▶ Supplied material:

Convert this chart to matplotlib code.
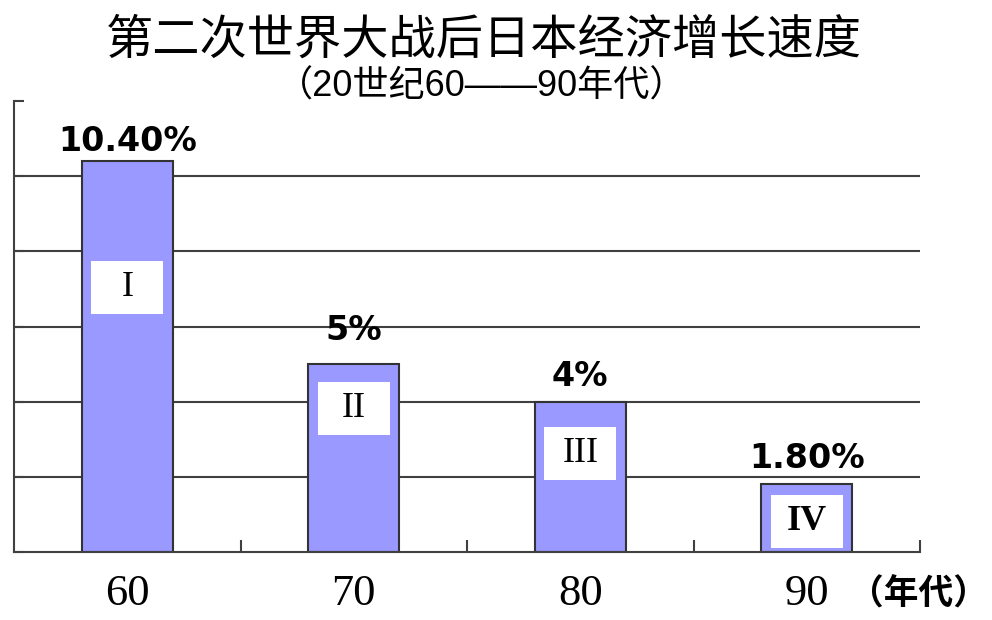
import matplotlib
matplotlib.use("Agg")
import matplotlib.pyplot as plt
from matplotlib.patches import Rectangle

plt.rcParams['font.family'] = ['Noto Sans CJK SC', 'DejaVu Sans']

# ---- data ----
decades = ["60", "70", "80", "90"]
growth = [10.4, 5.0, 4.0, 1.8]
value_labels = ["10.40%", "5%", "4%", "1.80%"]
roman = ["I", "II", "III", "IV"]
title = "第二次世界大战后日本经济增长速度"
subtitle = "（20世纪60——90年代）"
unit_label = "（年代）"

# ---- layout (not data) ----
box_centers = [7.05, 3.83, 2.63, 0.82]     # y centre of white boxes
label_offsets_pt = [7, 17, 11, 12]         # gap above bar for value labels
roman_bold = [False, False, False, True]

fig = plt.figure(figsize=(9.92, 6.20), dpi=100)
ax = fig.add_axes([14/992, 68/620, 906/992, 451/620])

x = list(range(len(decades)))
ax.bar(x, growth, width=0.4, color="#9999FF", edgecolor="#333333",
       linewidth=1.5, zorder=2)

ax.set_xlim(-0.5, 3.5)
ax.set_ylim(0, 12)
ax.set_yticks([0, 2, 4, 6, 8, 10, 12])
ax.set_yticklabels([])
ax.tick_params(axis='y', direction='in', length=7, width=1.5, color="#404040")
for yv in [2, 4, 6, 8, 10]:
    ax.axhline(yv, color="#404040", linewidth=1.5, zorder=1)

ax.set_xticks(x)
ax.set_xticklabels(decades, fontfamily="Liberation Serif", fontsize=32)
ax.set_xticks([0.5, 1.5, 2.5, 3.5], minor=True)
ax.tick_params(axis='x', which='major', length=0, pad=16)
ax.tick_params(axis='x', which='minor', direction='in', length=9, width=1.5,
               color="#404040")

for s in ['top', 'right']:
    ax.spines[s].set_visible(False)
for s in ['left', 'bottom']:
    ax.spines[s].set_color("#404040")
    ax.spines[s].set_linewidth(1.5)

bw, bh = 72/226.5, 53/37.6
for xi, v, lab, off, yc, rn, rb in zip(x, growth, value_labels,
                                       label_offsets_pt, box_centers,
                                       roman, roman_bold):
    ax.annotate(lab, (xi, v), xytext=(0, off), textcoords="offset points",
                ha="center", va="baseline", fontsize=24, fontweight="bold",
                family="DejaVu Sans", zorder=4)
    ax.add_patch(Rectangle((xi - bw/2, yc - bh/2), bw, bh,
                           facecolor="white", edgecolor="none", zorder=3))
    ax.text(xi, yc, rn, ha="center", va="center",
            fontfamily="Liberation Serif", fontsize=26,
            fontweight="bold" if rb else "normal", zorder=4)

fig.text(484/992, 1 - 40/620, title, ha="center", va="center", fontsize=34)
fig.text(482/992, 1 - 87/620, subtitle, ha="center", va="center", fontsize=26,
         family=['Liberation Sans', 'Noto Sans CJK SC'])
fig.text(849/992, 1 - 594/620, unit_label, ha="left", va="center",
         fontsize=25, fontweight="bold")

fig.savefig("out.png", dpi=100)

▶ What the task asks:
Leave out the pictures and print every line of the data exactly.

▶ Solution below:
Convert this chart to matplotlib code.
import matplotlib
matplotlib.use("Agg")
import matplotlib.pyplot as plt
from matplotlib.patches import Rectangle

plt.rcParams['font.family'] = ['Noto Sans CJK SC', 'DejaVu Sans']

# ---- data ----
decades = ["60", "70", "80", "90"]
growth = [10.4, 5.0, 4.0, 1.8]
value_labels = ["10.40%", "5%", "4%", "1.80%"]
roman = ["I", "II", "III", "IV"]
title = "第二次世界大战后日本经济增长速度"
subtitle = "（20世纪60——90年代）"
unit_label = "（年代）"

# ---- layout (not data) ----
box_centers = [7.05, 3.83, 2.63, 0.82]     # y centre of white boxes
label_offsets_pt = [7, 17, 11, 12]         # gap above bar for value labels
roman_bold = [False, False, False, True]

fig = plt.figure(figsize=(9.92, 6.20), dpi=100)
ax = fig.add_axes([14/992, 68/620, 906/992, 451/620])

x = list(range(len(decades)))
ax.bar(x, growth, width=0.4, color="#9999FF", edgecolor="#333333",
       linewidth=1.5, zorder=2)

ax.set_xlim(-0.5, 3.5)
ax.set_ylim(0, 12)
ax.set_yticks([0, 2, 4, 6, 8, 10, 12])
ax.set_yticklabels([])
ax.tick_params(axis='y', direction='in', length=7, width=1.5, color="#404040")
for yv in [2, 4, 6, 8, 10]:
    ax.axhline(yv, color="#404040", linewidth=1.5, zorder=1)

ax.set_xticks(x)
ax.set_xticklabels(decades, fontfamily="Liberation Serif", fontsize=32)
ax.set_xticks([0.5, 1.5, 2.5, 3.5], minor=True)
ax.tick_params(axis='x', which='major', length=0, pad=16)
ax.tick_params(axis='x', which='minor', direction='in', length=9, width=1.5,
               color="#404040")

for s in ['top', 'right']:
    ax.spines[s].set_visible(False)
for s in ['left', 'bottom']:
    ax.spines[s].set_color("#404040")
    ax.spines[s].set_linewidth(1.5)

bw, bh = 72/226.5, 53/37.6
for xi, v, lab, off, yc, rn, rb in zip(x, growth, value_labels,
                                       label_offsets_pt, box_centers,
                                       roman, roman_bold):
    ax.annotate(lab, (xi, v), xytext=(0, off), textcoords="offset points",
                ha="center", va="baseline", fontsize=24, fontweight="bold",
                family="DejaVu Sans", zorder=4)
    ax.add_patch(Rectangle((xi - bw/2, yc - bh/2), bw, bh,
                           facecolor="white", edgecolor="none", zorder=3))
    ax.text(xi, yc, rn, ha="center", va="center",
            fontfamily="Liberation Serif", fontsize=26,
            fontweight="bold" if rb else "normal", zorder=4)

fig.text(484/992, 1 - 40/620, title, ha="center", va="center", fontsize=34)
fig.text(482/992, 1 - 87/620, subtitle, ha="center", va="center", fontsize=26,
         family=['Liberation Sans', 'Noto Sans CJK SC'])
fig.text(849/992, 1 - 594/620, unit_label, ha="left", va="center",
         fontsize=25, fontweight="bold")

fig.savefig("out.png", dpi=100)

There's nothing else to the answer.